> **STATED PROBLEM**:
Your copy of the material must match it exactly, except that pictures are dropped.
## Start DATASET EXCERPT
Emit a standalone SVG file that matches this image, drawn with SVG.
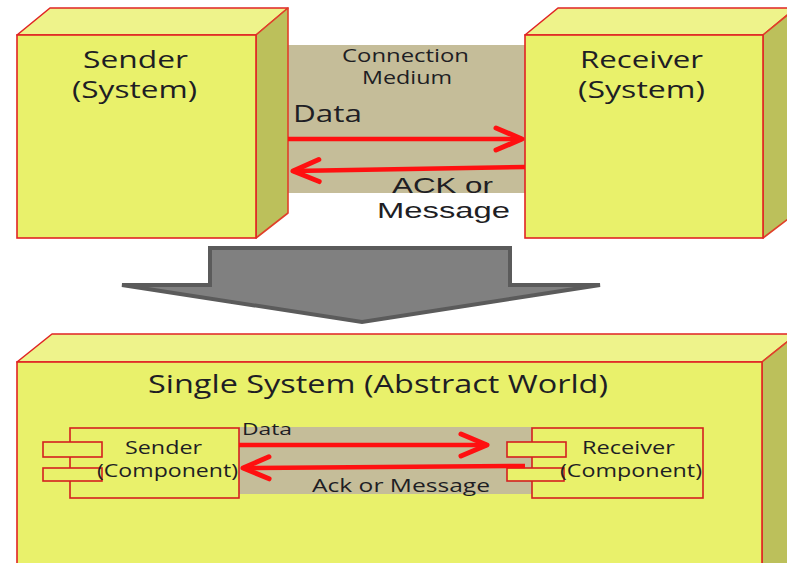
<svg xmlns="http://www.w3.org/2000/svg" width="787" height="563" viewBox="0 0 787 563">
<defs>
<style>
.front{fill:#e9f16b;stroke:#e02424;stroke-width:1.6}
.top{fill:#eef38b;stroke:#e02424;stroke-width:1.6;stroke-linejoin:round}
.side{fill:#bcc05b;stroke:#e0402a;stroke-width:1.6;stroke-linejoin:round}
.medium{fill:#c5bd99}
.comp{fill:#e9f16b;stroke:#d42020;stroke-width:1.6}
.t{font-family:"Open Sans","Noto Sans","Liberation Sans",sans-serif;fill:#1e1e24;text-anchor:middle}
.tl{font-family:"Liberation Sans","Open Sans",sans-serif;fill:#1e1e24;text-anchor:middle}
.link{stroke:#ff1010;stroke-width:4.5;fill:none}
.big{fill:#808080;stroke:#5b5b5b;stroke-width:4;stroke-linejoin:miter}
</style>
<marker id="head" markerUnits="userSpaceOnUse" viewBox="-30 -14 34 28" markerWidth="34" markerHeight="28" refX="0" refY="0" orient="auto" overflow="visible">
<path d="M-26,-11 L0,0 L-26,11" fill="none" stroke="#ff1010" stroke-width="5" stroke-linejoin="round" stroke-linecap="round"/>
</marker>
</defs>
<rect width="787" height="563" fill="#ffffff"/>

<g id="medium-top">
<rect class="medium" x="288" y="45" width="237" height="148"/>
<text class="t" x="405.5" y="62" font-size="17.5" textLength="127" lengthAdjust="spacingAndGlyphs">Connection</text>
<text class="t" x="407" y="84" font-size="17.5" textLength="90" lengthAdjust="spacingAndGlyphs">Medium</text>
</g>

<g id="sender-system">
<polygon class="top" points="17,35 50,8 288,8 256,35"/>
<polygon class="side" points="256,35 288,8 288,213 256,238"/>
<rect class="front" x="17" y="35" width="239" height="203"/>
<text class="t" x="135.5" y="68" font-size="24" textLength="105" lengthAdjust="spacingAndGlyphs">Sender</text>
<text class="t" x="134.5" y="98" font-size="24" textLength="125" lengthAdjust="spacingAndGlyphs">(System)</text>
</g>

<g id="receiver-system">
<polygon class="top" points="525,35 558,8 796,8 763,35"/>
<polygon class="side" points="763,35 796,8 796,213 763,238"/>
<rect class="front" x="525" y="35" width="238" height="203"/>
<text class="t" x="641.5" y="68" font-size="24" textLength="123" lengthAdjust="spacingAndGlyphs">Receiver</text>
<text class="t" x="641.5" y="98" font-size="24" textLength="127" lengthAdjust="spacingAndGlyphs">(System)</text>
</g>

<g id="transform-arrow">
<polygon class="big" points="122,285 210,285 210,248 510,248 510,285 600,285 362,322"/>
</g>

<g id="single-system">
<polygon class="top" points="17,362 52,334 797,334 762,362"/>
<polygon class="side" points="762,362 797,334 797,600 762,600"/>
<rect class="front" x="17" y="362" width="745" height="240"/>
<text class="t" x="378" y="393" font-size="26" textLength="460" lengthAdjust="spacingAndGlyphs">Single System (Abstract World)</text>
</g>

<g id="medium-inner">
<rect class="medium" x="239" y="427" width="293" height="67"/>
</g>

<g id="sender-component">
<rect class="comp" x="70" y="428" width="169" height="70"/>
<rect class="comp" x="43" y="442" width="59" height="15"/>
<rect class="comp" x="43" y="468" width="59" height="13"/>
<text class="t" x="163.5" y="454" font-size="17.5" textLength="77" lengthAdjust="spacingAndGlyphs">Sender</text>
<text class="t" x="167.5" y="477" font-size="17.5" textLength="141" lengthAdjust="spacingAndGlyphs">(Component)</text>
</g>

<g id="receiver-component">
<rect class="comp" x="532" y="428" width="171" height="70"/>
<rect class="comp" x="507" y="442" width="59" height="15"/>
<rect class="comp" x="507" y="468" width="57" height="13"/>
<text class="t" x="628.5" y="454" font-size="17.5" textLength="93" lengthAdjust="spacingAndGlyphs">Receiver</text>
<text class="t" x="631" y="477" font-size="17.5" textLength="142" lengthAdjust="spacingAndGlyphs">(Component)</text>
</g>

<g id="connectors">
<line class="link" x1="288" y1="139" x2="522" y2="139" marker-end="url(#head)"/>
<line class="link" x1="525" y1="167" x2="293" y2="171" marker-end="url(#head)"/>
<line class="link" x1="239" y1="445" x2="487" y2="445" marker-end="url(#head)"/>
<line class="link" x1="525" y1="466" x2="243" y2="468" marker-end="url(#head)"/>
</g>

<g id="labels">
<text class="t" x="327.5" y="122" font-size="23" textLength="69" lengthAdjust="spacingAndGlyphs">Data</text>
<text class="tl" x="442.5" y="193" font-size="22" textLength="101" lengthAdjust="spacingAndGlyphs">ACK or</text>
<text class="tl" x="443.5" y="218" font-size="22" textLength="133" lengthAdjust="spacingAndGlyphs">Message</text>
<text class="t" x="267" y="435" font-size="16" textLength="50" lengthAdjust="spacingAndGlyphs">Data</text>
<text class="t" x="401" y="492" font-size="18.5" textLength="178" lengthAdjust="spacingAndGlyphs">Ack or Message</text>
</g>
</svg>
## End DATASET EXCERPT
> **OUTPUT FOR THIS EXERCISE**:
Emit a standalone SVG file that matches this image, drawn with SVG.
<svg xmlns="http://www.w3.org/2000/svg" width="787" height="563" viewBox="0 0 787 563">
<defs>
<style>
.front{fill:#e9f16b;stroke:#e02424;stroke-width:1.6}
.top{fill:#eef38b;stroke:#e02424;stroke-width:1.6;stroke-linejoin:round}
.side{fill:#bcc05b;stroke:#e0402a;stroke-width:1.6;stroke-linejoin:round}
.medium{fill:#c5bd99}
.comp{fill:#e9f16b;stroke:#d42020;stroke-width:1.6}
.t{font-family:"Open Sans","Noto Sans","Liberation Sans",sans-serif;fill:#1e1e24;text-anchor:middle}
.tl{font-family:"Liberation Sans","Open Sans",sans-serif;fill:#1e1e24;text-anchor:middle}
.link{stroke:#ff1010;stroke-width:4.5;fill:none}
.big{fill:#808080;stroke:#5b5b5b;stroke-width:4;stroke-linejoin:miter}
</style>
<marker id="head" markerUnits="userSpaceOnUse" viewBox="-30 -14 34 28" markerWidth="34" markerHeight="28" refX="0" refY="0" orient="auto" overflow="visible">
<path d="M-26,-11 L0,0 L-26,11" fill="none" stroke="#ff1010" stroke-width="5" stroke-linejoin="round" stroke-linecap="round"/>
</marker>
</defs>
<rect width="787" height="563" fill="#ffffff"/>

<g id="medium-top">
<rect class="medium" x="288" y="45" width="237" height="148"/>
<text class="t" x="405.5" y="62" font-size="17.5" textLength="127" lengthAdjust="spacingAndGlyphs">Connection</text>
<text class="t" x="407" y="84" font-size="17.5" textLength="90" lengthAdjust="spacingAndGlyphs">Medium</text>
</g>

<g id="sender-system">
<polygon class="top" points="17,35 50,8 288,8 256,35"/>
<polygon class="side" points="256,35 288,8 288,213 256,238"/>
<rect class="front" x="17" y="35" width="239" height="203"/>
<text class="t" x="135.5" y="68" font-size="24" textLength="105" lengthAdjust="spacingAndGlyphs">Sender</text>
<text class="t" x="134.5" y="98" font-size="24" textLength="125" lengthAdjust="spacingAndGlyphs">(System)</text>
</g>

<g id="receiver-system">
<polygon class="top" points="525,35 558,8 796,8 763,35"/>
<polygon class="side" points="763,35 796,8 796,213 763,238"/>
<rect class="front" x="525" y="35" width="238" height="203"/>
<text class="t" x="641.5" y="68" font-size="24" textLength="123" lengthAdjust="spacingAndGlyphs">Receiver</text>
<text class="t" x="641.5" y="98" font-size="24" textLength="127" lengthAdjust="spacingAndGlyphs">(System)</text>
</g>

<g id="transform-arrow">
<polygon class="big" points="122,285 210,285 210,248 510,248 510,285 600,285 362,322"/>
</g>

<g id="single-system">
<polygon class="top" points="17,362 52,334 797,334 762,362"/>
<polygon class="side" points="762,362 797,334 797,600 762,600"/>
<rect class="front" x="17" y="362" width="745" height="240"/>
<text class="t" x="378" y="393" font-size="26" textLength="460" lengthAdjust="spacingAndGlyphs">Single System (Abstract World)</text>
</g>

<g id="medium-inner">
<rect class="medium" x="239" y="427" width="293" height="67"/>
</g>

<g id="sender-component">
<rect class="comp" x="70" y="428" width="169" height="70"/>
<rect class="comp" x="43" y="442" width="59" height="15"/>
<rect class="comp" x="43" y="468" width="59" height="13"/>
<text class="t" x="163.5" y="454" font-size="17.5" textLength="77" lengthAdjust="spacingAndGlyphs">Sender</text>
<text class="t" x="167.5" y="477" font-size="17.5" textLength="141" lengthAdjust="spacingAndGlyphs">(Component)</text>
</g>

<g id="receiver-component">
<rect class="comp" x="532" y="428" width="171" height="70"/>
<rect class="comp" x="507" y="442" width="59" height="15"/>
<rect class="comp" x="507" y="468" width="57" height="13"/>
<text class="t" x="628.5" y="454" font-size="17.5" textLength="93" lengthAdjust="spacingAndGlyphs">Receiver</text>
<text class="t" x="631" y="477" font-size="17.5" textLength="142" lengthAdjust="spacingAndGlyphs">(Component)</text>
</g>

<g id="connectors">
<line class="link" x1="288" y1="139" x2="522" y2="139" marker-end="url(#head)"/>
<line class="link" x1="525" y1="167" x2="293" y2="171" marker-end="url(#head)"/>
<line class="link" x1="239" y1="445" x2="487" y2="445" marker-end="url(#head)"/>
<line class="link" x1="525" y1="466" x2="243" y2="468" marker-end="url(#head)"/>
</g>

<g id="labels">
<text class="t" x="327.5" y="122" font-size="23" textLength="69" lengthAdjust="spacingAndGlyphs">Data</text>
<text class="tl" x="442.5" y="193" font-size="22" textLength="101" lengthAdjust="spacingAndGlyphs">ACK or</text>
<text class="tl" x="443.5" y="218" font-size="22" textLength="133" lengthAdjust="spacingAndGlyphs">Message</text>
<text class="t" x="267" y="435" font-size="16" textLength="50" lengthAdjust="spacingAndGlyphs">Data</text>
<text class="t" x="401" y="492" font-size="18.5" textLength="178" lengthAdjust="spacingAndGlyphs">Ack or Message</text>
</g>
</svg>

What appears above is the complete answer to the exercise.